The impeachment complaint included Duterte’s involvement in the creation of the Davao Death Squad when he was mayor; his war on drugs since he became president, which has led to the summary killing of thousands of Filipinos; and his supposed unexplained wealth in the form of bank deposits and undeclared properties, among others. Overall, it has three main themes and charges. First, it accused Duterte of betrayal of public trust, culpable violation of Constitution, and other high crimes for his war on drugs which, according to the complaint, the President used to “induce” police officers into killing alleged drug dealers and users without regard for the law, and making this as basis for their promotion in the police service.
Second, it accused Duterte of betrayal of public trust, bribery, graft and corruption, and culpable violation of the Constitution for allegedly creating the DDS, when he was mayor of Davao, citing the testimonies of self-confessed DDS members, retired policeman Arturo Lascañas and civilian Edgar Matobato. Third, it accused Duterte of graft and corruption and other high crimes for his alleged unexplained wealth, as revealed previously by Trillanes, and his hiring of contractual employees as mayor.
According to the Constitution, the House has the exclusive power to initiate the impeachment process. Section 2 of the Constitution says: “The President, the Vice President, the members of the Supreme Court, the members of the constitutional commission, and the Ombudsman may be removed from office, on impeachment for and conviction of, culpable violation of the Constitution, treason, bribery, graft, and corruption, other higher crimes or betrayal of public trust.” If a third of the House membership affirms the impeachment complaint, it goes to the Senate, which will convene immediately as an impeachment court to try the impeached official. Alejano’s complaint did not reach the first base, as the House of Representatives committee on justice then chaired by the late Rep. Reynaldo Umali, dismissed the complaint on May 14, or nearly two months after it was filed, for “lack of merit.”

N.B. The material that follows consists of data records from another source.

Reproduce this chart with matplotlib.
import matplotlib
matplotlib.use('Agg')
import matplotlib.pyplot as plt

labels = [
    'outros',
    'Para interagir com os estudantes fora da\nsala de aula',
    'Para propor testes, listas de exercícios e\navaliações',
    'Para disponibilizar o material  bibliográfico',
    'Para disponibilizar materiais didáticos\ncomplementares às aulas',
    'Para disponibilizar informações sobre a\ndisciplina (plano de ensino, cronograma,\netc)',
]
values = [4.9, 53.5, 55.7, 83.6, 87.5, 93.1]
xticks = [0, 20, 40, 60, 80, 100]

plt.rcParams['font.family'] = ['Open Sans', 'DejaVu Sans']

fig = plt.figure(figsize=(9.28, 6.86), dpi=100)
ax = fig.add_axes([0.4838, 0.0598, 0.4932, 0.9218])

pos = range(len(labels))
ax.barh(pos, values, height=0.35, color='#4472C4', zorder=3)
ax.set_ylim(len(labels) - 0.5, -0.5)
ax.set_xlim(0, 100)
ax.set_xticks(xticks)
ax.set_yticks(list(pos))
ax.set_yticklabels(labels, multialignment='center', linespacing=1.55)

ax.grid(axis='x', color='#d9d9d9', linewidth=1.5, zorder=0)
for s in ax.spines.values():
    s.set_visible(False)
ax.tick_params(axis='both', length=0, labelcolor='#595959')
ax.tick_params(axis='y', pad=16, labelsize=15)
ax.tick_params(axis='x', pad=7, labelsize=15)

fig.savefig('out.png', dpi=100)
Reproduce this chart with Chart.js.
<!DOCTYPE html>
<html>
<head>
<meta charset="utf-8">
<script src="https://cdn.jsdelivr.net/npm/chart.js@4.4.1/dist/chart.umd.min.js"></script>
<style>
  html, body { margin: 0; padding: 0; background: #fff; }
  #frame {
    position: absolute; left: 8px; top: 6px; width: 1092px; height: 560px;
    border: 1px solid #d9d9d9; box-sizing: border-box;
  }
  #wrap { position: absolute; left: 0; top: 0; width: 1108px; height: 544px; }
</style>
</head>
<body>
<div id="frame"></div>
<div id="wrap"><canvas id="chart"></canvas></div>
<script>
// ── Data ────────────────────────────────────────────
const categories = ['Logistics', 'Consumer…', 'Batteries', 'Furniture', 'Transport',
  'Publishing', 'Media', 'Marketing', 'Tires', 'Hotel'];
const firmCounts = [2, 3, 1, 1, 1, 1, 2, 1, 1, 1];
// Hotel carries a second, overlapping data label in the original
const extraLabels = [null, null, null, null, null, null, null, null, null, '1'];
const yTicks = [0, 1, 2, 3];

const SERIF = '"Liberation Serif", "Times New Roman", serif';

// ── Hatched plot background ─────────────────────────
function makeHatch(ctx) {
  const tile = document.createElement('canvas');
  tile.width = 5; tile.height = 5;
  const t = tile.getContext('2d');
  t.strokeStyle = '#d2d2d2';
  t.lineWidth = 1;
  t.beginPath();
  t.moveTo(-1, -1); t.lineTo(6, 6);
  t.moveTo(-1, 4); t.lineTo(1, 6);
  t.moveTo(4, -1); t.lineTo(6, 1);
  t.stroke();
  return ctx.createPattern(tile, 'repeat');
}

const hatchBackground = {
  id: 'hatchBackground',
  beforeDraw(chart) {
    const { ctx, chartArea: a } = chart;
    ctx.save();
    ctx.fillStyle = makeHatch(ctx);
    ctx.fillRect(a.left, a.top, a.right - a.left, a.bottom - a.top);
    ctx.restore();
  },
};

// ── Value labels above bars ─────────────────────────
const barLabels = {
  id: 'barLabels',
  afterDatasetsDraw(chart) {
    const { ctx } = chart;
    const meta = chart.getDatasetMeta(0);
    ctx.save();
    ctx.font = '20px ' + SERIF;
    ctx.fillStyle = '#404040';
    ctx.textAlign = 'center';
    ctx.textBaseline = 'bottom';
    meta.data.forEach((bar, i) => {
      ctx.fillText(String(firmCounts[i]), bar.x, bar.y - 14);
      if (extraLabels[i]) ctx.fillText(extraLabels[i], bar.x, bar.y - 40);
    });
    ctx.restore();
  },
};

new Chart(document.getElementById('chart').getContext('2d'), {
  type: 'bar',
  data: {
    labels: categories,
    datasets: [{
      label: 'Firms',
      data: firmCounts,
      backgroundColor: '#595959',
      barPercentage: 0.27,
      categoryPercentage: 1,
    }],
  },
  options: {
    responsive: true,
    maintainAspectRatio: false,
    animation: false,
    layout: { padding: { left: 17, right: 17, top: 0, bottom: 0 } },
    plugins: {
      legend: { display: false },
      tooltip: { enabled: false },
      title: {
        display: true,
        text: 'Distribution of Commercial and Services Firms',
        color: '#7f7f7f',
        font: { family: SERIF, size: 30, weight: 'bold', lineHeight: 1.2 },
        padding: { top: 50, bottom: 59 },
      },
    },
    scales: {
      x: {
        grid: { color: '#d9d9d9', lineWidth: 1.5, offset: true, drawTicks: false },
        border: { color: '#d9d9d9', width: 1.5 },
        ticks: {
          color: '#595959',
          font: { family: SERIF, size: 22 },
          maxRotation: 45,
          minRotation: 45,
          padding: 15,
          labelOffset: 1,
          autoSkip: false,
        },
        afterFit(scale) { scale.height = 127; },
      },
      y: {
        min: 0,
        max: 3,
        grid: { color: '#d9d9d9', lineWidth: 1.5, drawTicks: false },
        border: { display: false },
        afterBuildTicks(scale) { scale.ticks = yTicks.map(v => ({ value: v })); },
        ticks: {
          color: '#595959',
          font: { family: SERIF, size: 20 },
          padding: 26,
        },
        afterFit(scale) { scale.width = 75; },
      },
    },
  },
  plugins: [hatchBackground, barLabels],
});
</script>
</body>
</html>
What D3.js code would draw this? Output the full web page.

The impeachment complaint was bound to fail because Duterte’s coalition had an overwhelming majority in Congress, which made Duterte a demigod of sorts for opportunistic politicians. The shortsighted lawmakers failed to perceive that the impeachment complaint was filed to prove before the world community that the major institutions in the Philippines had failed and were not functioning in consonance with the provisions of the 1987 Constitution. On that basis, Duterte should be punished for his crimes against the Filipino people and his wanton disrespect of human lives. It strengthened the crimes against humanity charges, which the Magdalo Party List and Trillanes’s legislative staff built up and developed and filed by the obscure lawyer in Jude Josue Sabio before the ICC.